Limitations of Power BI

While Power BI is an excellent tool, it does have its limitations.

The first is that it’s a cloud-based solution and requires internet connectivity to work. If your organisation has limited or poor internet connectivity, you won’t be able to use Power BI. You may want to consult with a networking professional to understand the current state of your IT environment before rolling out any BI solution.

The second limitation is that Power BI is a self-service analytics tool. While this makes it easier for everyone in the company to get value from their data, it also brings challenges. Different teams could potentially use the same data in different ways, creating potentially conflicting reports. To avoid this issue, you must put the proper governance and security measures in place. This step will ensure that your data is used consistently across your organisation.
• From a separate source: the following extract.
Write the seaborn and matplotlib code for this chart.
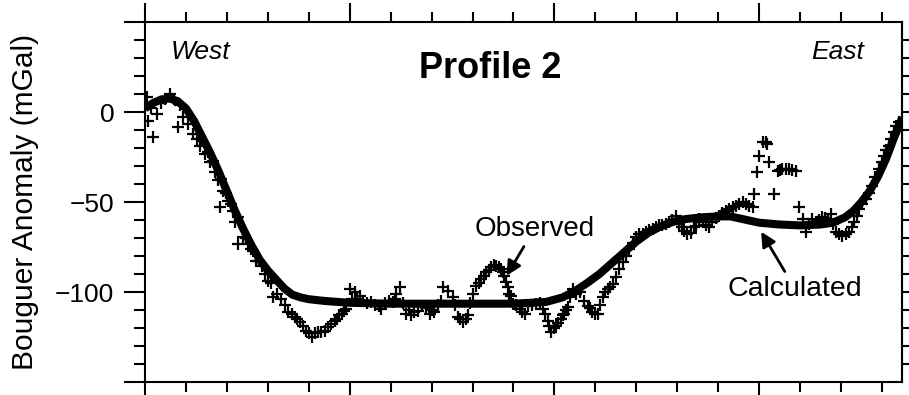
import numpy as np
import pandas as pd
import matplotlib
matplotlib.use("Agg")
import matplotlib.pyplot as plt
import seaborn as sns

# Distance along profile (km) and computed Bouguer anomaly (mGal)
calc_x = [0, 2, 4, 6, 8, 10, 12, 14, 16, 18, 20, 22, 24, 26, 28, 30, 32, 34, 36, 38,
          40, 44, 50, 60, 70, 80, 90, 98, 102, 105, 108, 111, 114, 117, 120, 123, 126,
          129, 132, 136, 140, 143, 146, 150, 155, 160, 165, 168, 171, 173, 175, 177,
          179, 181, 183, 185]
calc_y = [2, 5, 7, 7.5, 6, 2, -5, -14, -23, -33, -44, -55, -65, -74, -82, -88, -93,
          -98, -101.5, -103, -104, -105, -106, -106.5, -106.5, -106.5, -106.5, -105.5,
          -103, -99.5, -95, -90, -84, -78, -72, -67, -63.5, -61, -59.5, -58.5, -58,
          -58, -59.5, -61.5, -62.5, -63, -62.5, -61.5, -58.5, -55, -50, -44, -36, -26,
          -14, -3]

# Station readings (km, mGal)
obs_x = [0.4, 0.8, 1.5, 2.0, 2.9, 4.0, 5.0, 6.1, 7.0, 8.1, 8.5, 9.3, 10.6, 11.8, 12.6,
         13.4, 14.0, 14.6, 15.3, 15.9, 16.5, 17.1, 17.9, 18.3, 18.6, 19.1, 19.7, 20.3,
         20.9, 21.5, 22.0, 22.8, 22.8, 24.0, 24.6, 25.2, 25.8, 26.4, 27.2, 27.9, 28.5,
         29.3, 30.1, 30.7, 31.3, 32.3, 33.3, 34.2, 35.0, 35.8, 36.6, 37.2, 37.8, 38.6,
         39.4, 40.0, 40.7, 41.5, 42.3, 43.1, 43.9, 44.7, 45.5, 46.3, 46.8, 47.4, 48.0,
         48.6, 49.2, 50.0, 50.6, 51.2, 51.8, 52.4, 53.2, 54.2, 55.2, 56.2, 57.2, 57.7,
         58.6, 59.6, 60.6, 61.0, 61.4, 62.2, 63.0, 63.8, 64.4, 65.0, 65.8, 66.7, 67.6,
         68.6, 69.5, 70.1, 70.7, 71.6, 72.2, 72.8, 74.0, 75.2, 75.8, 76.4, 77.0, 77.6,
         78.3, 78.9, 79.5, 80.1, 80.9, 81.5, 82.1, 82.7, 83.3, 84.0, 84.6, 85.2, 85.8,
         86.4, 87.0, 87.4, 87.8, 88.2, 88.6, 89.0, 89.4, 89.8, 90.6, 91.5, 92.1, 92.7,
         93.5, 94.5, 95.5, 96.4, 97.2, 97.8, 98.4, 98.8, 99.2, 99.8, 100.4, 101.0,
         101.6, 102.0, 102.4, 102.8, 103.2, 103.8, 104.5, 105.3, 106.2, 107.3, 108.1,
         108.7, 109.3, 109.9, 110.6, 111.2, 111.8, 112.4, 113.0, 113.6, 114.2, 115.0,
         115.8, 116.7, 117.5, 118.3, 119.1, 119.9, 120.7, 121.6, 122.4, 123.2, 124.0,
         124.8, 125.6, 126.4, 127.2, 128.0, 128.8, 129.7, 130.5, 131.1, 131.7, 132.5,
         133.3, 134.0, 134.5, 135.4, 136.2, 137.0, 137.8, 138.6, 139.4, 140.2, 141.0,
         141.8, 142.7, 143.5, 144.3, 145.1, 146.0, 146.8, 147.6, 148.4, 148.8, 149.6,
         150.0, 151.0, 151.6, 152.0, 152.4, 153.7, 154.5, 155.1, 155.7, 156.5, 157.3,
         158.1, 158.9, 159.8, 160.6, 161.4, 162.2, 163.0, 163.8, 164.6, 165.4, 166.2,
         166.8, 167.5, 168.1, 168.7, 169.5, 170.3, 171.1, 172.0, 172.6, 173.2, 173.8,
         174.4, 175.2, 176.0, 176.8, 177.6, 178.4, 179.3, 179.9, 180.5, 181.1, 181.7,
         182.3, 182.9, 183.5, 184.1]
obs_y = [8.2, -4.8, 2, -14, -1.1, 5, 7, 10, 7, -8.5, 4, -3, -6.7, -12.2, -15, -18.7,
         -16, -23.3, -22, -28, -27, -33.5, -38, -53, -37, -43.7, -45, -49.3, -51, -54.8,
         -61.3, -58.5, -73.3, -69.6, -70, -73.3, -76, -77, -82.6, -83, -85.4, -90, -93.7,
         -95, -103, -101, -104, -107, -111, -112, -114, -115, -116.9, -119, -121.5, -123,
         -125.2, -123, -122.4, -122, -121.5, -119.5, -117.8, -116, -115, -113, -112,
         -110.5, -109.4, -98.3, -104, -100, -104, -102, -105, -106, -105.5, -107, -108,
         -109.4, -106, -105, -105.5, -104, -101, -97.4, -106, -112, -110, -113, -111,
         -110.4, -108, -109, -112, -110, -111.3, -107, -105, -97.4, -99.3, -103, -107,
         -114, -115, -116.9, -115, -113, -106, -101, -96.5, -95, -92.8, -91, -89, -88,
         -86.3, -85, -85.4, -86, -87.2, -89, -91, -94.6, -97, -101, -102, -106.7, -107,
         -109.4, -111, -112, -108, -107, -106.5, -106, -109.4, -112, -116, -119, -122.4,
         -120, -118.7, -117, -115, -113, -112, -110, -108.5, -103, -98.3, -101, -100,
         -104.8, -107.6, -109, -111.3, -112, -112, -107, -103, -100, -98.3, -97, -95.6,
         -91.8, -87, -83.5, -80, -76, -73, -69.6, -68, -67.5, -66.9, -65.5, -65, -64,
         -63, -63, -62.2, -61, -60, -57.6, -62, -64, -66, -68, -67, -64, -63.1, -59.4,
         -61, -63, -64, -61, -59, -57.6, -56, -55, -53.9, -53, -52, -51, -50.2, -51, -52,
         -53, -45.6, -33.5, -24.3, -16.5, -16.9, -18, -28, -45.6, -32.6, -32, -31.7,
         -31.5, -31.7, -32, -32.6, -53, -59.4, -66.9, -62, -59.4, -61, -60, -58.5, -59,
         -60, -56.7, -62, -66.9, -68, -68.7, -68, -66.9, -64, -61.3, -58, -53.9, -51,
         -48.3, -45, -40.9, -36, -31.7, -28, -24.3, -21, -18.7, -15, -11.3, -8, -5.7]

y_major = [-150, -100, -50, 0, 50]
y_labels = ["", "\u2212100", "\u221250", "0", ""]

calc = pd.DataFrame({"distance": calc_x, "anomaly": calc_y})
obs = pd.DataFrame({"distance": obs_x, "anomaly": obs_y})

sns.set_style("ticks")
plt.rcParams["font.family"] = ["Liberation Sans", "DejaVu Sans"]
plt.rcParams.update({
    "axes.linewidth": 1.5,
    "axes.edgecolor": "black",
    "axes.labelcolor": "black",
    "text.color": "black",
    "xtick.color": "black",
    "ytick.color": "black",
})

fig = plt.figure(figsize=(9.09, 3.95), dpi=100)
ax = fig.add_axes([0.1595, 0.0329, 0.8328, 0.9114])

sns.lineplot(data=calc, x="distance", y="anomaly", ax=ax, color="black",
             linewidth=5.8, solid_capstyle="butt", zorder=2)
sns.scatterplot(data=obs, x="distance", y="anomaly", ax=ax, marker="+",
                s=85, color="black", linewidth=1.6, zorder=3)

ax.set_xlim(0, 184.9)
ax.set_ylim(-150, 50)
ax.set_xticks([0, 50, 100, 150])
ax.set_xticks(np.arange(0, 185, 10), minor=True)
ax.set_xticklabels([])
ax.set_xlabel("")
ax.set_yticks(y_major, labels=y_labels)
ax.set_yticks(np.arange(-150, 51, 10), minor=True)
ax.set_ylabel("Bouguer Anomaly (mGal)", fontsize=21.5, labelpad=12)

ax.tick_params(axis="x", which="both", direction="out", top=True, bottom=True, width=1.5)
ax.tick_params(axis="x", which="major", length=14)
ax.tick_params(axis="x", which="minor", length=7)
ax.tick_params(axis="y", which="both", direction="out", left=True, right=False, width=1.5)
ax.tick_params(axis="y", which="major", length=15, labelsize=19, pad=7)
ax.tick_params(axis="y", which="minor", length=8)

right = ax.secondary_yaxis("right")
right.set_yticks(np.arange(-140, 50, 10))
right.tick_params(direction="out", length=6, width=1.5, labelright=False)
right.set_yticklabels([])

for s in ax.spines.values():
    s.set_visible(True)
    s.set_linewidth(1.5)

ax.text(0.074, 0.917, "West", transform=ax.transAxes, fontsize=19,
        style="italic", ha="center", va="center")
ax.text(0.915, 0.917, "East", transform=ax.transAxes, fontsize=19,
        style="italic", ha="center", va="center")
ax.text(0.456, 0.872, "Profile 2", transform=ax.transAxes, fontsize=26,
        fontweight="bold", ha="center", va="center")

arrow = dict(arrowstyle="-|>", color="black", lw=2, mutation_scale=22,
             shrinkA=1, shrinkB=0)
ax.annotate("Observed", xy=(88.3, -91), xytext=(95.1, -65), fontsize=20,
            ha="center", va="center", arrowprops=arrow)
ax.annotate("Calculated", xy=(150.5, -66.5), xytext=(158.8, -98.3), fontsize=20.5,
            ha="center", va="center", arrowprops=arrow)

fig.savefig("out.png", dpi=100)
Lastly, Power BI is a SaaS solution, meaning that it has ongoing costs. While these costs are usually considered operational expenses that reduce a capital outlay, the ongoing nature of the expense needs to be factored into any budgeting considerations concerning business intelligence planning.

It’s all about the data

Power BI offers a flexible self-service cloud solution when it comes to generating a return on your business’ data. With its low CapEx outlay and streamlined discovery and collaboration features, Power BI makes an excellent alternative to many traditional and ad-hoc business intelligence processes.

But finding a way to get value from your data starts with what your organisation already has on hand. In short, it all comes down to the company’s data. Everyone loves the idea of Power BI enabling insights and streamlining the decision-making processes. Still, the fact remains that there is potentially a lot of work involved in making sure that the data going into the platform is relevant, clean, and accurate.